To this indictment defendant filed his plea in abatement, alleging that he ought not to be held in said indictment, “because the same is illegal and void, having been found and presented at the August term, 1887, of the circuit court, the same being the third regular term of said court in said county.”

By section 1154, Revised Statutes, three terms of said court are required to be held in said county each year, said terms beginning on the first Monday in January, the first Monday in May, and the fourth Monday in August, but, “there shall be but two grand juries unless otherwise ordered by the court.” Rev. Stat., sec. 1174.

At the regular terms of said court, in January and' *350May, 1887, there was summoned and empaneled a grand Jury in due course of law, but the grand jury by which this indictment was found was summoned by the sheriff for the August term, without any order or notice from the judge. The defendant insists that said grand jury, so empaneled and sworn at said August term, had no legal existence or authority, and had no power to make presentments, and that this indictment was not presented to the court by the foreman of the grand jury as required by law. The trial court overruled the plea in .abatement, which action is here assigned as error.

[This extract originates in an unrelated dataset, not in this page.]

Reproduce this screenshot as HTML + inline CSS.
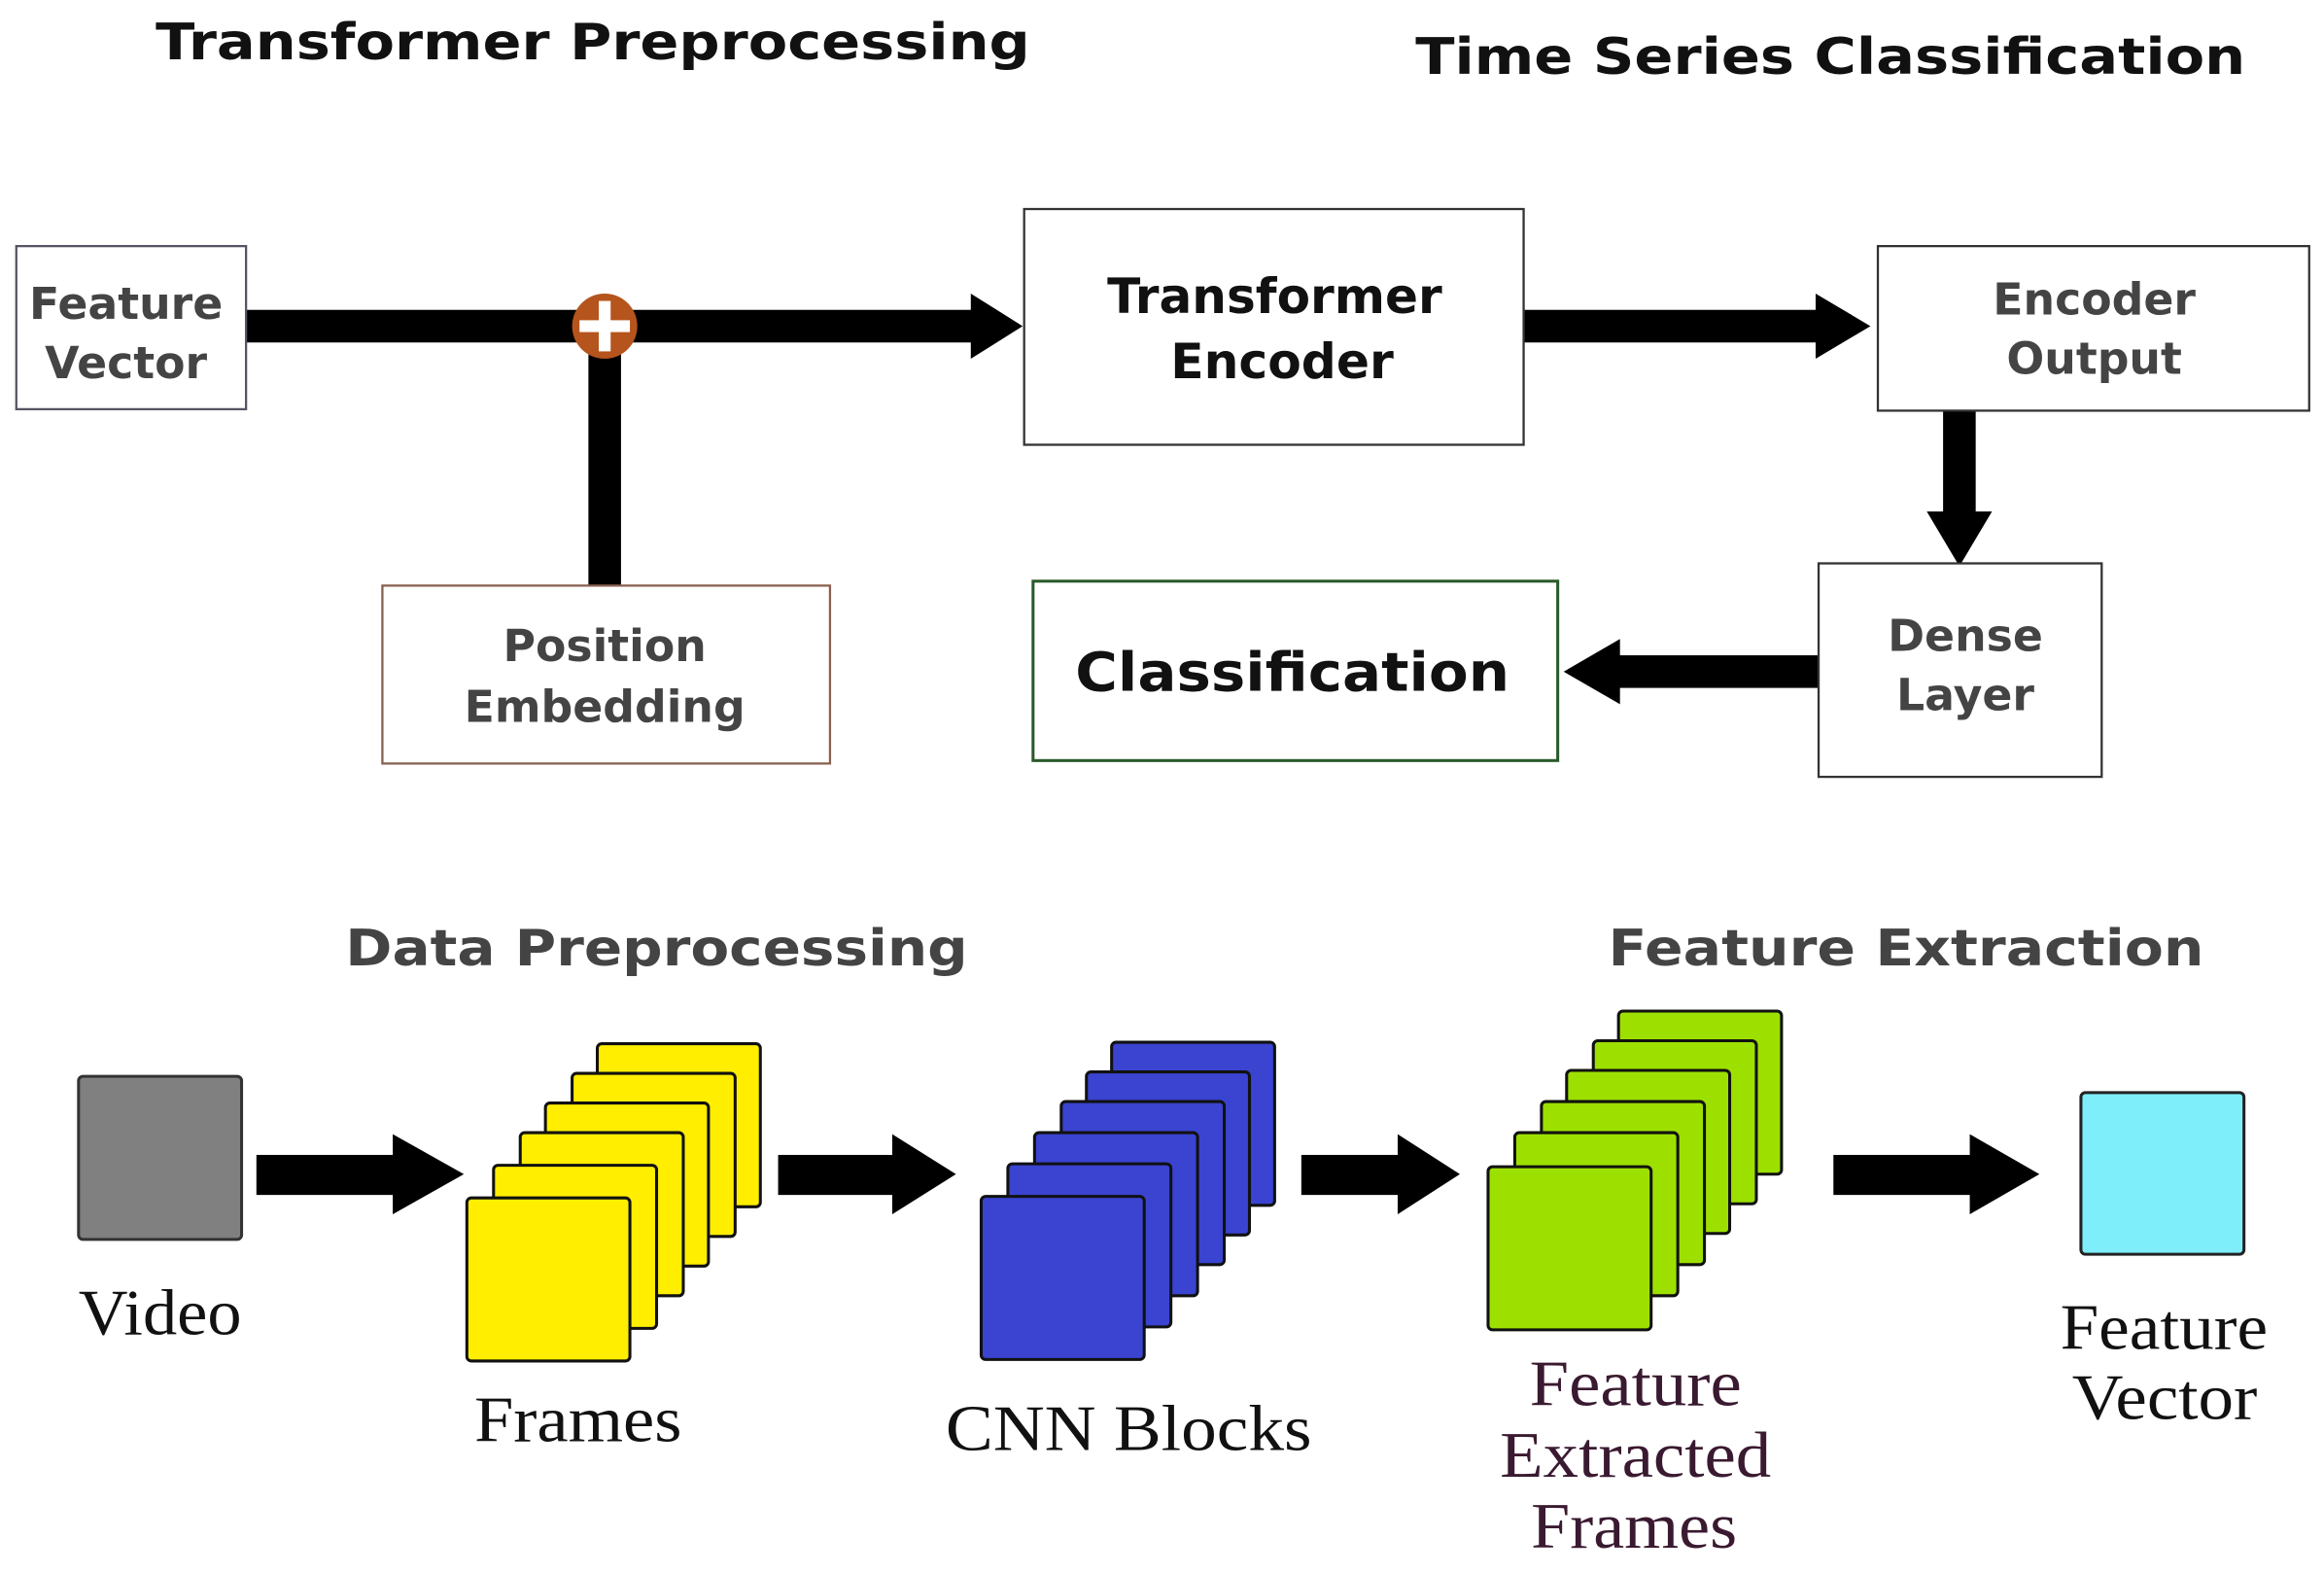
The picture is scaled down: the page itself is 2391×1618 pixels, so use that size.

Defendant then filed a motion to quash on the ground that the indictment is defective and insufficient in this, that it charges several separate and distinct •offences in the same count. The court also overruled this motion, which action is assigned as error.

Defendant then waived arraignment and entered a plea of not guilty, was tried by a jury, found guilty, and appeals to this court.

The objection that no order was made by the court to the sheriff directing him to summon a grand jury, is not well taken. A plea in abatement is not the proper mode of raising objections to grand jurors. State v. Drogmond, 55 Mo. 89. Objections to jurors must be made before they are sworn. State v. Connell, 49 Mo. 282. The objection raised by this plea is to the array, that is, to the panel; such objection cannot be presented by a plea in abatement. Rev. Stat., secs. 1772, 1773; State v. Bleekley, 18 Mo. 428; State v. Welch, 33 Mo. 33.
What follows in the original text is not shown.